Una día me levanté con esta frase en mente y la escribí en pedazo de papel antes de olvidarla, “La perfección más grande a la que un alma aspira la alcanza cuando más depende de la gracia divina”. Nuestra alma es donde albergamos nuestros sentimientos, emociones y voluntad. Dios mismo nos ha hecho sensibles para poder sentir Su amparo y fortaleza en los momentos de desesperación. Nos ha dotado de emociones para animar, ayudar y ser de bendición a otros. Nos ha dado una voluntad para discernir Su voz y seguirle.
Cuando hablo de perfección, al igual que en las epístolas del apóstol Pablo, me refiero a la madurez. Entonces, creo que la madurez en su máxima expresión la experimentamos al depender completamente de la gracia de Dios. Pero, ¿cómo podemos hacerlo? En primer lugar, reconociendo que no podemos depender de nuestra propia opinión ni de nuestra propia prudencia. De ser así, cometeríamos muchos errores. En segundo lugar, no podemos depender totalmente de otros porque usualmente llegarán a decepcionarnos.

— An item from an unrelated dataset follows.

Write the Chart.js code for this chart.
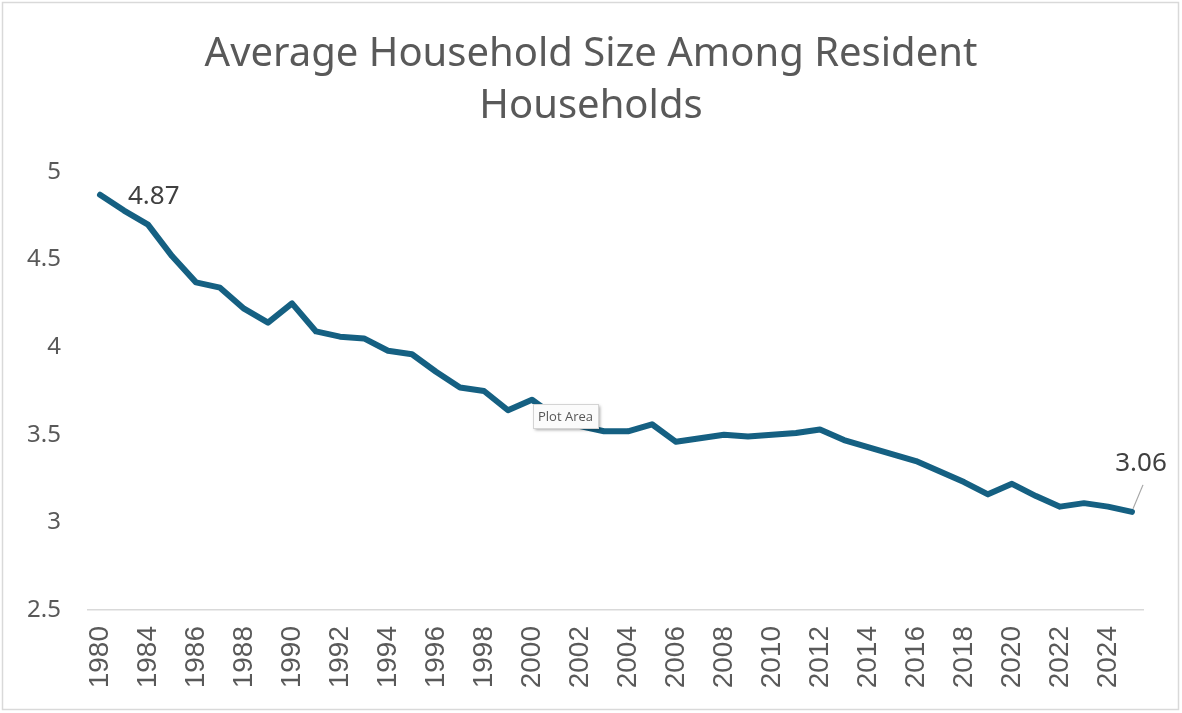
<!DOCTYPE html>
<html>
<head>
<meta charset="utf-8">
<title>Average Household Size Among Resident Households</title>
<script src="https://cdn.jsdelivr.net/npm/chart.js@4/dist/chart.umd.min.js"></script>
<style>
  html, body { margin: 0; padding: 0; background: #fff; }
  #wrap { width: 1182px; height: 713px; }
</style>
</head>
<body>
<div id="wrap"><canvas id="chart" width="1182" height="713"></canvas></div>
<script>
// Años (el segundo punto no tiene etiqueta visible; se asume 1982)
const years = ['1980', '1982', '1984', '1985', '1986', '1987', '1988', '1989', '1990', '1991',
  '1992', '1993', '1994', '1995', '1996', '1997', '1998', '1999', '2000', '2001',
  '2002', '2003', '2004', '2005', '2006', '2007', '2008', '2009', '2010', '2011',
  '2012', '2013', '2014', '2015', '2016', '2017', '2018', '2019', '2020', '2021',
  '2022', '2023', '2024', '2025'];

const householdSize = [4.87, 4.78, 4.70, 4.52, 4.37, 4.34, 4.22, 4.14, 4.25, 4.09,
  4.06, 4.05, 3.98, 3.96, 3.86, 3.77, 3.75, 3.64, 3.70, 3.60,
  3.55, 3.52, 3.52, 3.56, 3.46, 3.48, 3.50, 3.49, 3.50, 3.51,
  3.53, 3.47, 3.43, 3.39, 3.35, 3.29, 3.23, 3.16, 3.22, 3.15,
  3.09, 3.11, 3.09, 3.06];

const yTicks = [2.5, 3, 3.5, 4, 4.5, 5];
const titleLines = ['Average Household Size Among Resident', 'Households'];

const lineColor = '#156082';
const textColor = '#595959';

// Fondo, marco y título (centrado sobre todo el lienzo, como en Excel)
const frame = {
  id: 'frame',
  beforeDraw(chart) {
    const ctx = chart.ctx;
    ctx.save();
    ctx.fillStyle = '#fff';
    ctx.fillRect(0, 0, chart.width, chart.height);
    ctx.strokeStyle = '#d9d9d9';
    ctx.lineWidth = 1.5;
    ctx.strokeRect(2.5, 2.5, chart.width - 6, chart.height - 6);
    ctx.font = '40px "Noto Sans", sans-serif';
    ctx.fillStyle = textColor;
    ctx.textAlign = 'center';
    ctx.textBaseline = 'middle';
    titleLines.forEach((t, i) => ctx.fillText(t, chart.width / 2, 55 + i * 52));
    ctx.restore();
  },
};

// Etiquetas de datos: primer y último punto
const endLabels = {
  id: 'endLabels',
  afterDatasetsDraw(chart) {
    const ctx = chart.ctx;
    const pts = chart.getDatasetMeta(0).data;
    const first = pts[0];
    const last = pts[pts.length - 1];
    ctx.save();
    ctx.font = '26px "Noto Sans", sans-serif';
    ctx.fillStyle = '#404040';
    ctx.textBaseline = 'middle';
    ctx.textAlign = 'left';
    ctx.fillText(householdSize[0].toFixed(2), first.x + 28, first.y + 2);

    ctx.strokeStyle = '#a6a6a6';
    ctx.lineWidth = 1.2;
    ctx.beginPath();
    ctx.moveTo(last.x + 1, last.y - 3);
    ctx.lineTo(last.x + 11, last.y - 27);
    ctx.stroke();
    ctx.textAlign = 'center';
    ctx.fillText(householdSize[householdSize.length - 1].toFixed(2), last.x + 9, last.y - 48);

    // Tooltip de Excel que aparece en la captura
    const bx = 533, by = 404, bw = 65, bh = 24;
    ctx.shadowColor = 'rgba(0,0,0,0.35)';
    ctx.shadowBlur = 3;
    ctx.shadowOffsetX = 2;
    ctx.shadowOffsetY = 2;
    ctx.fillStyle = '#fbfbfb';
    ctx.fillRect(bx, by, bw, bh);
    ctx.shadowColor = 'transparent';
    ctx.strokeStyle = '#d4d4d4';
    ctx.lineWidth = 1;
    ctx.strokeRect(bx + 0.5, by + 0.5, bw, bh);
    ctx.font = '13px "Open Sans", sans-serif';
    ctx.fillStyle = '#575757';
    ctx.textAlign = 'center';
    ctx.fillText('Plot Area', bx + bw / 2, by + bh / 2 + 1);
    ctx.restore();
  },
};

new Chart(document.getElementById('chart'), {
  type: 'line',
  data: {
    labels: years,
    datasets: [{
      data: householdSize,
      borderColor: lineColor,
      backgroundColor: lineColor,
      borderWidth: 6,
      pointRadius: 0,
      tension: 0,
      borderCapStyle: 'round',
      borderJoinStyle: 'round',
    }],
  },
  options: {
    responsive: false,
    animation: false,
    layout: { padding: { left: 0, right: 37, top: 172, bottom: 0 } },
    plugins: {
      legend: { display: false },
      tooltip: { enabled: false },
      title: { display: false },
    },
    scales: {
      x: {
        type: 'category',
        offset: true,
        grid: { display: false, drawTicks: false },
        border: { display: true, color: '#d9d9d9', width: 1.5 },
        ticks: {
          autoSkip: false,
          maxRotation: 90,
          minRotation: 90,
          padding: 16,
          color: textColor,
          font: { family: '"Liberation Sans Narrow", "Liberation Sans", Arial, sans-serif', size: 28 },
          callback(value, index) { return index % 2 === 0 ? this.getLabelForValue(value) : ''; },
        },
        afterFit(scale) { scale.height = 103; },
      },
      y: {
        min: yTicks[0],
        max: yTicks[yTicks.length - 1],
        afterBuildTicks(scale) { scale.ticks = yTicks.map((v) => ({ value: v })); },
        grid: { display: false, drawTicks: false },
        border: { display: false },
        ticks: {
          padding: 27,
          color: textColor,
          font: { family: '"Noto Sans", sans-serif', size: 24 },
          callback: (v) => String(v),
        },
        afterFit(scale) { scale.width = 88; },
      },
    },
  },
  plugins: [frame, endLabels],
});
</script>
</body>
</html>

Tampoco podemos depender de los recursos porque estos pueden llegar a agotarse. En tercer lugar, debemos reconocer que somos seres finitos y no tenemos control de muchas cosas aunque quisiéramos tenerlo.
Finalmente, debemos depender de la gracia divina, del favor inmerecido y de la provisión diaria de parte de Dios. Solo así seremos plenos, seguros y por su puesto alcanzaremos la “madurez” espiritual. La Biblia dice en el Salmo 54:4, “Pero Dios es mi socorro; el Señor es quien me sostiene”, (NVI).